La buena historia latinoamericana
Por Eduardo Ulibarri
El Nuevo Herald
Desde que, en 1989, el sociólogo estadounidense Francis Fukuyama postuló la extinción de los conflictos ideológicos y el triunfo de la democracia liberal como ”el modelo final del gobierno humano”, generó tanta notoriedad como polémica.
Su argumento base, caricaturizado por el título del libro que publicó en 1992 (El fin de la historia y el último hombre), fue muy pronto desmentido por nuevos y graves desgarramientos internacionales, que culminaron con la masacre terrorista del 2001, en Nueva York.
Pero la base empírica de su propuesta ha demostrado gran solidez. Es el avance creciente de la democracia y la economía de mercado en el mundo.
Esto explica que Fukuyama, normalmente interesado en las grandes tendencias globales, haya puesto atención a un lúcido libro sobre América Latina, que acaba de editar Yale University Press. Titulado El continente olvidado: la batalla por el alma de América Latina, y escrito por Michael Reid, uno de los corresponsales de la revista The Economist en el hemisferio, analiza la historia y los avances políticos, económicos y sociales latinoamericanos, sobre todo en los últimos diez años.
Al comentarlo, en la edición de noviembre-diciembre de la revista Foreign Affairs, Fukuyama coincide con Reid en que la mayoría de los países de América Latina ”han profundizado exitosamente sus instituciones democráticas, se han integrado en la economía global, y han comenzado a superar desigualdades sociales endémicas”. Pero el mundo, más interesado en Hugo Chávez, el narcotráfico o la migración, no lo ha notado.
Tanto él como el autor del libro sostienen, correctamente, que esas desigualdades, junto a las estructuras oligárquicas de muchos de nuestros países, impidieron que las reformas macroeconómicas de la pasada década condujeran al crecimiento y el bienestar.
La frustración que se acumuló en algunos países, sumada al mal gobierno, fue un disparador de avances populistas, no sólo en Venezuela, sino, también, en Bolivia, Ecuador y, en menor medida, Nicaragua.
Pero el populismo resulta insostenible, incluso para un caudillo autoritario que, como Chávez, lo apuntala con un coyuntural flujo de petrodólares. Salvo su régimen y el de Fidel Castro, prácticamente todos los gobiernos latinoamericanos manejan sus finanzas públicas con responsabilidad, y aplican varios de los preceptos del injustamente vilipendiado, pero sin duda parcial, ”consenso de Washington” para guiar sus políticas económicas. Hace poco, por ejemplo, Evo Morales se vanaglorió en Italia de que Bolivia tiene ahora una situación fiscal mucho mejor que la de gobiernos anteriores.

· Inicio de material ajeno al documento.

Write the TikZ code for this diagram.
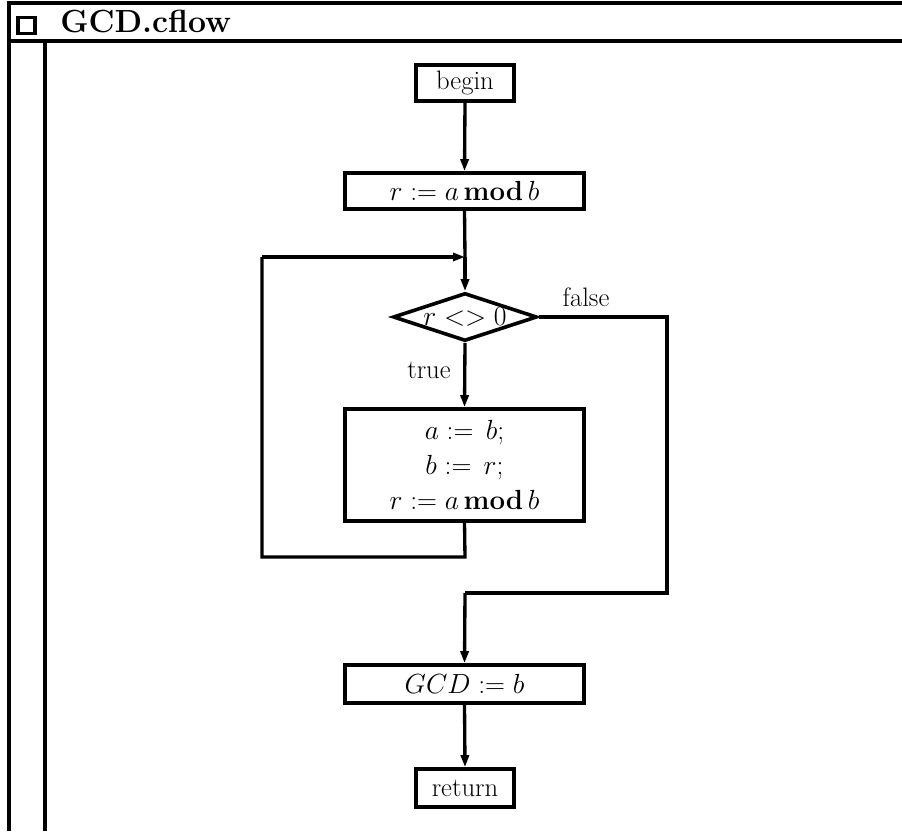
\documentclass[tikz,border=0pt]{standalone}
\usetikzlibrary{shapes.geometric,arrows.meta}
\begin{document}
\begin{tikzpicture}[x=0.75pt,y=-0.75pt,
  frame/.style={line width=3pt},
  flow/.style={line width=2.5pt},
  arr/.style={flow,-{Triangle[length=9pt,width=6pt]}},
  box/.style={draw,line width=2.7pt,rectangle,inner sep=0pt,font=\fontsize{20}{26}\selectfont},
  lbl/.style={inner sep=0pt,font=\fontsize{20}{24}\selectfont},
  dec/.style={draw,line width=2.7pt,diamond,aspect=3,inner sep=0pt,minimum width=108pt,minimum height=36pt,font=\fontsize{20}{24}\selectfont}]
\useasboundingbox (0,0) rectangle (902,831);
% frame
\draw[frame] (9,831) -- (9,3) -- (902,3);
\draw[frame] (9,41) -- (902,41);
\draw[frame] (45,41) -- (45,831);
\node[draw,line width=2.7pt,minimum width=13pt,minimum height=12pt,inner sep=0pt] (sq) at (26.5,25.5) {};
\node[anchor=base west,inner sep=0pt,font=\fontsize{24}{28}\selectfont\bfseries] (title) at (60,33) {GCD.cflow};
% nodes
\node[box,minimum width=73.5pt,minimum height=27pt] (begin) at (465,83) {begin};
\node[box,minimum width=179pt,minimum height=27pt] (assign) at (464.5,191) {$r := a \mathbf{\,mod\,} b$};
\node[dec] (cond) at (465,317) {$r <> 0$};
\node[box,minimum width=179pt,minimum height=84pt,align=center] (body) at (464.5,465) {$a :=\, b;$\\ $b :=\, r;$\\ $r := a \mathbf{\,mod\,} b$};
\node[box,minimum width=179pt,minimum height=28.5pt] (gcd) at (464.5,684) {$GCD := b$};
\node[box,minimum width=73.5pt,minimum height=28.5pt] (ret) at (465,788) {return};
\node[lbl] (false) at (586,297) {false};
\node[lbl] (true) at (429,370) {true};
% coordinates
\coordinate (join) at (465,257);
\coordinate (fb1) at (465,557);
\coordinate (fb2) at (262,557);
\coordinate (fb3) at (262,257);
\coordinate (f1) at (667,317);
\coordinate (f2) at (667,593);
\coordinate (f3) at (465,593);
% connectors
\draw[arr] (begin.south) -- (assign.north);
\draw[flow] (assign.south) -- (join);
\draw[arr] (join) -- (cond.north);
\draw[arr] (cond.south) -- (body.north);
\draw[flow] (body.south) -- (fb1) -- (fb2) -- (fb3);
\draw[arr] (fb3) -- (join);
\draw[flow,line width=2.8pt] (cond.east) -- (f1) -- (f2) -- (f3);
\draw[arr] (f3) -- (gcd.north);
\draw[arr] (gcd.south) -- (ret.north);
\end{tikzpicture}
\end{document}
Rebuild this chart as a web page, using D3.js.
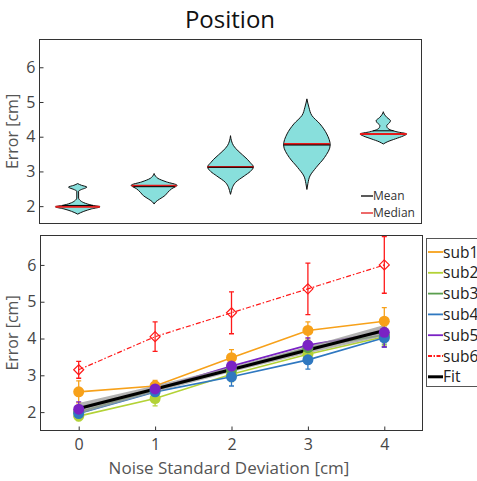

En su libro, Reid menciona cómo América Latina, marcada por las injusticias y rigideces del período colonial, ha sido una suerte de ”laboratorio” de las más diversas concepciones políticas, ideológicas y gubernamentales: oligarquía, militarismo, seguridad nacional, caudillismo, populismo, marxismo, democracia. Todo lo hemos probado. Pero el autor destaca que la opción democrática ha sido la más exitosa en lo político y social.
Cuando el buen manejo económico y el fortalecimiento de las instituciones se vinculan con adecuadas iniciativas sociales, es que se producen reales avances en las condiciones de vida de la población.
Por esto, las más productivas y provechosas innovaciones en política social no han surgido en Venezuela, con su verticalismo de simple reparto, o en Cuba, sumida en la miseria. Al contrario, Reid y Fukuyama destacan los programas iniciados por Fernando Henrique Cardoso, en Brasil, y Ernesto Zedillo, en México, que asentaron en el crecimiento económico y la estabilidad programas de ayudas directas a las familias pobres, para que envíen a sus hijos a la escuela.
Esos planes han sido continuados por sus sucesores. Por algo los mexicanos lograron reducir la pobreza a la mitad entre 1995 y el 2005, y los brasileños han logrado disminuir la inequidad.
La conclusión luce clara: no es desde la retórica populista, la agitación social o las promesas caudillistas que se logra mejorar sólidamente las condiciones de vida y la salud política de nuestros países. La respuesta está en poner el crecimiento y la estabilidad en función de reformas sociales responsables y eficaces.